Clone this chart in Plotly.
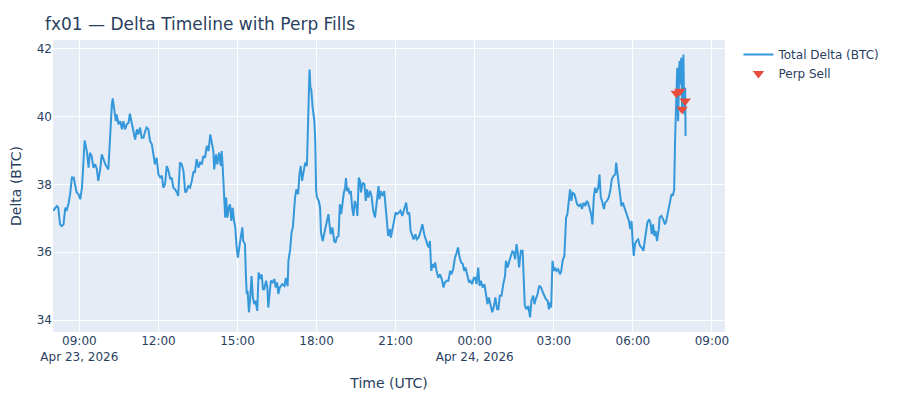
import pandas as pd
import plotly.graph_objects as go

START = pd.Timestamp("2026-04-23 08:00")

# total delta in four stretches (minutes after 08:00, BTC)
morning_min = [0, 9, 12, 16, 20, 24, 28, 31, 35, 39, 43, 47, 50, 54, 58, 62, 66, 69, 72, 77,
               81, 84, 88, 92, 96, 100, 103, 107, 111, 115, 119, 126, 130, 134, 136, 139, 143, 145, 149, 153,
               157, 160, 164, 168, 172, 175, 179, 183, 187, 191, 194, 198, 202, 206, 210, 213, 217, 221, 225, 229,
               232, 236, 240, 244, 248, 251, 255, 259, 263, 267, 270, 274, 278, 282, 285, 289, 293, 297, 301, 304,
               308, 312, 316, 320, 323, 327, 331, 335, 339, 342, 346, 350, 354, 358]
morning_val = [37.22, 37.36, 37.31, 36.82, 36.77, 36.82, 37.31, 37.22, 37.41, 37.71,
               38.20, 38.20, 38.00, 37.76, 37.71, 37.56, 37.90, 38.78, 39.29, 38.98,
               38.49, 38.93, 38.83, 38.49, 38.59, 38.44, 38.10, 38.39, 38.88, 38.74,
               38.59, 38.44, 39.47, 40.35, 40.53, 40.26, 39.86, 40.06, 39.77, 39.86,
               39.62, 39.86, 39.62, 39.77, 39.81, 40.08, 39.77, 39.57, 39.32, 39.62,
               39.47, 39.67, 39.37, 39.37, 39.57, 39.67, 39.62, 39.27, 39.18, 38.78,
               38.59, 38.78, 38.29, 38.20, 38.25, 37.90, 38.00, 38.54, 38.39, 38.15,
               38.20, 37.90, 37.85, 37.76, 37.66, 38.64, 38.59, 38.39, 37.76, 37.80,
               37.95, 37.90, 38.10, 38.39, 38.34, 38.74, 38.49, 38.64, 38.59, 38.83,
               38.78, 39.13, 38.98, 39.47]

afternoon_min = [361, 365, 367, 371, 374, 378, 382, 384, 386, 389, 392, 394, 397, 400, 403, 406, 409, 412, 415, 418,
                 421, 424, 428, 431, 433, 437, 439, 441, 443, 446, 449, 452, 455, 458, 461, 465, 468, 472, 475, 478,
                 481, 485, 488, 490, 493, 496, 500, 504, 507, 510, 513, 516, 519, 522, 527, 530, 534, 536, 540, 543,
                 546, 548, 551, 554, 558, 561, 564, 567, 571, 574, 578, 580, 582, 584, 586, 588, 591, 595, 597, 599,
                 601, 605, 608, 610, 614, 617, 621, 624, 627, 629, 632, 636, 640, 643, 646, 650, 653, 656, 659, 662,
                 665, 667, 669, 672, 675, 678, 681, 684, 687, 691, 693, 696, 699, 701, 705, 709, 712, 715, 718]
afternoon_val = [39.27, 38.98, 38.44, 38.88, 38.59, 38.93, 38.54, 38.98, 38.59, 37.71,
                 37.02, 37.61, 37.02, 37.31, 37.41, 36.92, 37.31, 36.92, 36.73, 36.14,
                 35.84, 36.14, 36.43, 36.73, 36.33, 36.24, 35.35, 34.77, 34.86, 34.23,
                 34.67, 35.30, 34.67, 34.47, 34.57, 34.27, 35.40, 35.21, 35.35, 34.91,
                 34.91, 35.16, 34.96, 34.37, 34.77, 35.16, 35.11, 35.21, 34.96, 35.11,
                 34.77, 34.96, 35.01, 35.06, 35.01, 35.24, 35.00, 35.75, 36.09, 36.58,
                 36.73, 37.22, 37.61, 37.85, 37.71, 38.29, 38.54, 38.10, 38.49, 38.64,
                 38.54, 39.27, 40.45, 41.38, 40.84, 40.79, 40.26, 39.86, 39.27, 37.80,
                 37.61, 37.51, 37.31, 36.58, 36.33, 36.53, 36.77, 36.92, 37.12, 36.87,
                 36.53, 36.73, 36.33, 36.28, 36.43, 36.48, 37.41, 37.12, 37.51, 37.75,
                 37.90, 38.18, 37.80, 37.90, 37.71, 37.80, 37.31, 37.07, 37.51, 37.31,
                 37.07, 38.20, 38.10, 37.76, 38.05, 38.00, 37.51, 37.85, 37.61]

night_min = [722, 725, 729, 733, 737, 741, 743, 746, 750, 754, 757, 760, 763, 767, 769, 772, 776, 780, 784, 788,
             791, 795, 799, 804, 807, 811, 814, 817, 821, 825, 828, 832, 835, 839, 841, 845, 848, 852, 855, 858,
             861, 864, 867, 870, 873, 877, 881, 885, 889, 892, 896, 900, 904, 907, 911, 915, 919, 922, 925, 929,
             933, 936, 939, 943, 947, 950, 954, 958, 961, 964, 968, 971, 974, 978, 982, 985, 989, 992, 996, 1000,
             1004, 1007, 1011, 1014, 1017, 1021, 1025, 1029, 1031, 1035, 1039, 1043, 1046, 1049, 1052, 1055, 1058,
             1061, 1065, 1069, 1071, 1074, 1078, 1082]
night_val = [37.80, 37.66, 37.22, 37.02, 37.41, 37.95, 37.56, 37.80, 37.66, 37.80,
             37.36, 36.97, 36.48, 36.68, 36.43, 36.63, 36.92, 37.17, 37.12, 37.17,
             37.22, 37.07, 37.22, 37.46, 37.12, 37.17, 36.63, 36.53, 36.38, 36.53,
             36.38, 36.43, 36.53, 36.73, 36.82, 36.53, 36.38, 36.24, 36.14, 36.33,
             35.45, 35.65, 35.55, 35.70, 35.45, 35.25, 35.35, 35.21, 34.96, 35.11,
             35.16, 35.16, 35.45, 35.35, 35.50, 35.84, 35.99, 36.14, 35.89, 35.70,
             35.65, 35.45, 35.55, 35.30, 35.11, 35.16, 35.06, 35.25, 35.25, 35.06,
             35.55, 35.01, 35.16, 34.96, 35.06, 34.82, 34.47, 34.67, 34.42, 34.23,
             34.42, 34.67, 34.32, 34.32, 34.72, 34.72, 35.06, 35.30, 35.75, 35.55,
             35.75, 35.94, 36.04, 35.99, 35.79, 36.24, 35.99, 35.55, 36.04, 36.04,
             35.45, 34.42, 34.32, 34.42]

early_min = [1086, 1089, 1093, 1096, 1099, 1103, 1107, 1111, 1115, 1118, 1122, 1126, 1129, 1132, 1134, 1137,
             1140, 1143, 1146, 1150, 1154, 1157, 1160, 1164, 1166, 1168, 1171, 1174, 1177, 1180, 1183, 1187,
             1190, 1193, 1197, 1201, 1204, 1208, 1212, 1215, 1218, 1222, 1225, 1228, 1231, 1234, 1237, 1241,
             1244, 1247, 1250, 1254, 1257, 1261, 1265, 1269, 1272, 1276, 1280, 1282, 1285, 1288, 1291, 1294,
             1297, 1301, 1304, 1308, 1311, 1314, 1317, 1319, 1322, 1325, 1328, 1332, 1336, 1340, 1344, 1347,
             1350, 1353, 1357, 1360, 1363, 1366, 1369, 1372, 1375, 1379, 1381, 1385, 1389, 1393, 1396, 1399,
             1402, 1405, 1408, 1411, 1414, 1416, 1419, 1421, 1423, 1426, 1428, 1430, 1432, 1435, 1437, 1439, 1440]
early_val = [34.08, 34.57, 34.72, 34.47, 34.62, 34.77, 35.01, 34.96, 34.82, 34.72,
             34.62, 34.57, 34.32, 34.52, 34.37, 35.75, 35.45, 35.55, 35.45, 35.50,
             35.35, 35.45, 35.75, 35.89, 36.53, 37.02, 37.12, 37.61, 37.85, 37.51,
             37.75, 37.71, 37.56, 37.41, 37.36, 37.41, 37.27, 37.46, 37.36, 37.51,
             37.46, 37.22, 37.12, 36.82, 37.61, 37.90, 37.75, 37.90, 38.29, 37.61,
             37.51, 37.27, 37.46, 37.51, 37.61, 37.85, 38.15, 38.25, 38.29, 38.64,
             38.29, 38.10, 37.61, 37.36, 37.46, 37.31, 37.22, 37.07, 36.92, 36.68,
             36.92, 36.43, 35.89, 36.24, 36.33, 36.38, 36.19, 36.14, 36.04, 36.33,
             36.63, 36.87, 36.97, 36.87, 36.53, 36.82, 36.48, 36.63, 36.33, 36.68,
             37.02, 37.07, 36.97, 36.82, 36.92, 37.12, 37.31, 37.51, 37.71, 37.66,
             37.85, 39.27, 40.26, 41.43, 39.86, 41.63, 40.94, 41.73, 40.26, 41.82,
             40.06, 40.84, 39.42]

# perp sell fills
sell_min = [1419, 1427, 1432, 1439]
sell_val = [40.68, 40.74, 40.21, 40.45]

minutes = morning_min + afternoon_min + night_min + early_min
delta = morning_val + afternoon_val + night_val + early_val
assert len(minutes) == len(delta)

times = START + pd.to_timedelta(minutes, unit="min")
sell_times = START + pd.to_timedelta(sell_min, unit="min")

fig = go.Figure()
fig.add_trace(go.Scatter(x=times, y=delta, mode="lines", name="Total Delta (BTC)",
                         line=dict(color="#3498db", width=2)))
fig.add_trace(go.Scatter(x=sell_times, y=sell_val, mode="markers", name="Perp Sell",
                         marker=dict(symbol="triangle-down", size=10, color="#e74c3c")))

# the page puts the figure 8px in from the left, so margins are trimmed to suit
fig.update_layout(title=dict(text="fx01 — Delta Timeline with Perp Fills",
                             x=0.041, xanchor="left", y=0.96, yanchor="middle"),
                  xaxis_title="Time (UTC)", yaxis_title="Delta (BTC)",
                  width=900, height=400, template="plotly",
                  font=dict(family="Verdana, DejaVu Sans, sans-serif"),
                  margin=dict(l=45, r=183, t=32, b=76))
fig.update_xaxes(automargin=False)
fig.update_yaxes(automargin=False)

fig.write_html("out.html")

◆ ◆ ◆

### Written request
In the listing, find all lines with the string "chart" and copy them.

### Written solution
Clone this chart in Plotly.

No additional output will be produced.